Colo. health department re-opens investigation into use of ketamine in high-profile case

A spokesman said the department has received “numerous complaints” and “additional information” about the use of ketamine to sedate Elijah McClain

AP20185818146582.jpg

A makeshift memorial stands at a site across the street from where Elijah McClain was stopped by Aurora, Colo., Police Department officers. The Colorado Department of Public Health and Environment has announced it is reopening its investigation into the use of ketamine to sedate McClain during his arrest.

AP Photo/David Zalubowski

Elise Schmelzer
The Denver Post

DENVER — Colorado’s public health department reopened its investigation into the use of ketamine on Elijah McClain after a torrent of requests prompted by international attention to McClain’s death in Aurora.

“The Colorado Department of Public Health and Environment received numerous complaints, beginning on June 24, that provided additional information regarding a ketamine administration in August 2019,” department spokesman Peter Myers said in an email. “The department launched a complaint investigation which is currently ongoing.”

The state department grants waivers to local first responders to use ketamine to treat extreme agitation in a non-hospital setting. About 90 fire departments and emergency medical service agencies in the state have such waivers.

The state previously reviewed the use of ketamine on McClain but didn’t find any reason to revoke the waiver granted to Aurora Fire Rescue.

McClain, 23, died Aug. 30 after he was violently arrested by Aurora police the week before. After McClain was handcuffed, paramedics injected him with ketamine in an attempt to sedate him and he suffered cardiac arrest during the ambulance ride to a nearby hospital. The Adams County coroner could not determine the cause or manner of McClain’s death and said the level of ketamine in his blood was at a therapeutic level, but that an unexpected adverse reaction to the drug couldn’t be ruled out.

An increasing number of Colorado emergency personnel are using the strong sedative in the field. Colorado guidelines for the use of the drug note that it has “significant potential for complications.”

Twenty percent of the 427 Colorado patients who were injected with ketamine for agitation between August 2017 and July 2018 were intubated in a hospital because they struggled to breathe, according to previous reporting by The Denver Post.

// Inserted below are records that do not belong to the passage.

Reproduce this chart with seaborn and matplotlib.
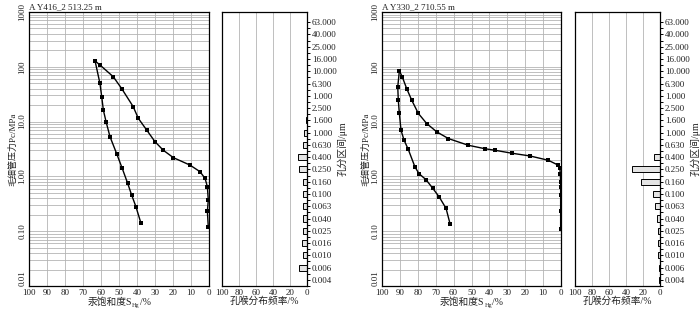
import matplotlib
matplotlib.use('Agg')
import matplotlib.pyplot as plt
import seaborn as sns
import pandas as pd
import numpy as np
from matplotlib.ticker import FixedLocator, LogLocator, NullFormatter

# Sample A Y416 (2 513.25 m): mercury injection / withdrawal curves
s1_in = [0.4, 0.9, 0.4, 0.9, 2.2, 5.0, 10.6, 19.8, 25.4, 30.0, 34.6, 39.3, 42.1, 48.5, 53.2, 60.6, 63.3]
p1_in = [0.12, 0.23, 0.37, 0.65, 0.92, 1.22, 1.61, 2.2, 3.0, 4.3, 7.0, 11.5, 18.7, 40, 66, 108, 128]
s1_out = [63.3, 60.6, 59.6, 58.7, 57.2, 55.0, 51.3, 48.2, 45.2, 43.0, 40.6, 37.8]
p1_out = [128, 50, 28.5, 16.3, 10, 5.3, 2.6, 1.40, 0.75, 0.46, 0.28, 0.14]

# Sample A Y330 (2 710.55 m)
s3_in = [0.2, 0.2, 0.2, 0.2, 0.2, 0.4, 0.6, 1.5, 7.1, 17.3, 27.5, 36.9, 42.5, 51.8, 62.9, 69.4, 75.0, 79.7, 83.4, 86.2, 88.7, 90.3]
p3_in = [0.108, 0.23, 0.45, 0.65, 0.8, 1.12, 1.40, 1.60, 1.97, 2.36, 2.65, 3.0, 3.2, 3.7, 4.9, 6.5, 9.2, 14.1, 24.6, 40, 65.7, 84.5]
s3_out = [90.3, 91.2, 90.9, 90.3, 89.4, 87.7, 85.3, 81.6, 79.3, 75.4, 71.7, 68.0, 64.2, 62.0]
p3_out = [84.5, 43, 24.6, 14.1, 7.0, 4.6, 3.1, 1.49, 1.12, 0.87, 0.61, 0.42, 0.26, 0.137]

# pore throat size classes (um) and frequency (%)
sizes = ['63.000', '40.000', '25.000', '16.000', '10.000', '6.300', '1.000', '2.500',
         '1.600', '1.000', '0.630', '0.400', '0.250', '0.160', '0.100', '0.063',
         '0.040', '0.025', '0.016', '0.010', '0.006', '0.004']
freq1 = [0, 0, 0, 0, 0, 0, 0, 0, 1.5, 3, 5, 11, 9, 5, 5, 4.5, 4.5, 5, 5.5, 4.5, 9, 0.5]
freq3 = [0, 0, 0, 0, 0, 0, 0, 0, 0, 0, 0, 6.5, 33.5, 22.5, 8.5, 5.5, 3.5, 2, 2, 2, 1.5, 1]

sns.set_style('ticks')
plt.rcParams['font.family'] = ['Liberation Serif', 'Noto Sans CJK SC']
plt.rcParams['font.size'] = 7
plt.rcParams['xtick.labelsize'] = 6.5
plt.rcParams['ytick.labelsize'] = 6.5
plt.rcParams['text.color'] = '#222222'
plt.rcParams['axes.labelcolor'] = '#222222'
plt.rcParams['xtick.color'] = '#222222'
plt.rcParams['ytick.color'] = '#222222'

fig = plt.figure(figsize=(7, 3.09), dpi=100)
grid_col = '#b4b4b4'


def xlabel_sub(ax):
    # "汞饱和度S_Hg/%" with a real subscript, built from three texts
    pieces = [('汞饱和度S', 7, 0), ('Hg', 4.5, -1.5), ('/%', 7, 0)]
    base = -19
    texts = [ax.annotate(s, xy=(0.5, 0), xycoords='axes fraction',
                         xytext=(0, base + dy), textcoords='offset pixels',
                         fontsize=fs, ha='left', va='baseline')
             for s, fs, dy in pieces]
    fig.canvas.draw()
    widths = [t.get_window_extent().width for t in texts]
    x = -sum(widths) / 2
    for t, w, (s, fs, dy) in zip(texts, widths, pieces):
        t.set_position((x, base + dy))
        x += w


def pc_panel(ax, s_in, p_in, s_out, p_out, title):
    ax.set_yscale('log')
    df_in = pd.DataFrame({'S': s_in, 'Pc': p_in})
    df_out = pd.DataFrame({'S': s_out, 'Pc': p_out})
    for df in (df_in, df_out):
        sns.lineplot(data=df, x='S', y='Pc', sort=False, estimator=None, ax=ax,
                     color='black', linewidth=1.0, marker='s', markersize=2.6,
                     markeredgewidth=0)
    ax.set_xlim(100, 0)
    ax.set_ylim(0.01, 1000)
    ax.set_xticks(range(0, 101, 10))
    ax.set_xticklabels([str(v) for v in range(0, 101, 10)])
    ax.yaxis.set_major_locator(FixedLocator([0.01, 0.1, 1, 10, 100, 1000]))
    labels = ax.set_yticklabels(['0.01', '0.10', '1.00', '10.0', '100', '1000'],
                                rotation=90, va='center')
    labels[0].set_va('bottom')
    ax.yaxis.set_minor_locator(LogLocator(base=10, subs=range(2, 10)))
    ax.yaxis.set_minor_formatter(NullFormatter())
    ax.grid(True, which='both', axis='y', color=grid_col, linewidth=0.6)
    ax.grid(True, which='major', axis='x', color=grid_col, linewidth=0.6)
    ax.tick_params(which='both', length=0, pad=2)
    for sp in ax.spines.values():
        sp.set_color('black')
        sp.set_linewidth(0.9)
    ax.set_xlabel('')
    ax.set_ylabel('毛细管压力Pc/MPa', labelpad=1, fontsize=6.5)
    ax.set_title(title, loc='left', pad=2, fontsize=6.5)
    xlabel_sub(ax)


def hist_panel(ax, freq):
    pos = np.arange(len(sizes))
    sns.barplot(x=freq, y=pos, orient='h', native_scale=True, width=0.5,
                color='#e4e4e4', saturation=1, edgecolor='black', linewidth=0.7, ax=ax)
    ax.set_xlim(100, 0)
    ax.set_ylim(len(sizes) - 0.68, -0.83)
    ax.set_xticks([100, 80, 60, 40, 20, 0])
    ax.set_xticklabels(['100', '80', '60', '40', '20', '0'])
    ax.grid(True, which='major', axis='x', color=grid_col, linewidth=0.6)
    ax.yaxis.tick_right()
    ax.yaxis.set_label_position('right')
    ax.set_yticks(pos)
    ax.set_yticklabels(sizes)
    ax.set_yticks(pos + 0.5, minor=True)
    ax.tick_params(axis='y', which='both', length=2, width=0.7, pad=1.5, color='black')
    ax.tick_params(axis='x', length=0, pad=2)
    for sp in ax.spines.values():
        sp.set_color('black')
        sp.set_linewidth(0.9)
    ax.set_xlabel('孔喉分布频率/%', labelpad=0)
    ax.set_ylabel('孔分区间/μm', labelpad=0.5)


ax1 = fig.add_axes([29 / 700, 23 / 309, 180 / 700, 274 / 309])
ax2 = fig.add_axes([222 / 700, 23 / 309, 85 / 700, 274 / 309])
ax3 = fig.add_axes([382 / 700, 23 / 309, 179 / 700, 274 / 309])
ax4 = fig.add_axes([575 / 700, 23 / 309, 85 / 700, 274 / 309])

pc_panel(ax1, s1_in, p1_in, s1_out, p1_out, 'A Y416_2 513.25 m')
hist_panel(ax2, freq1)
pc_panel(ax3, s3_in, p3_in, s3_out, p3_out, 'A Y330_2 710.55 m')
hist_panel(ax4, freq3)

fig.savefig('out.png', dpi=100, facecolor='white')
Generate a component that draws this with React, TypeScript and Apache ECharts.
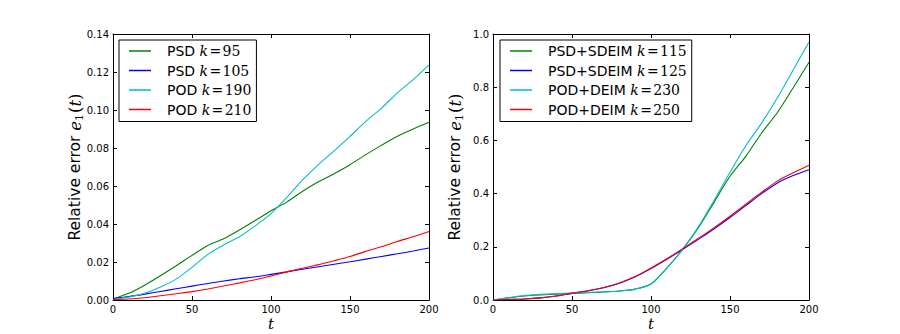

The health department’s new review is one of several initiated due to public pressure since McClain’s name became known across the world during widespread protests of police brutality. The Colorado Attorney General’s Office and the city of Aurora have opened new inquiries into McClain’s death, and federal law enforcement revealed in June that the FBI and the U.S. Department of Justice are also reviewing the case.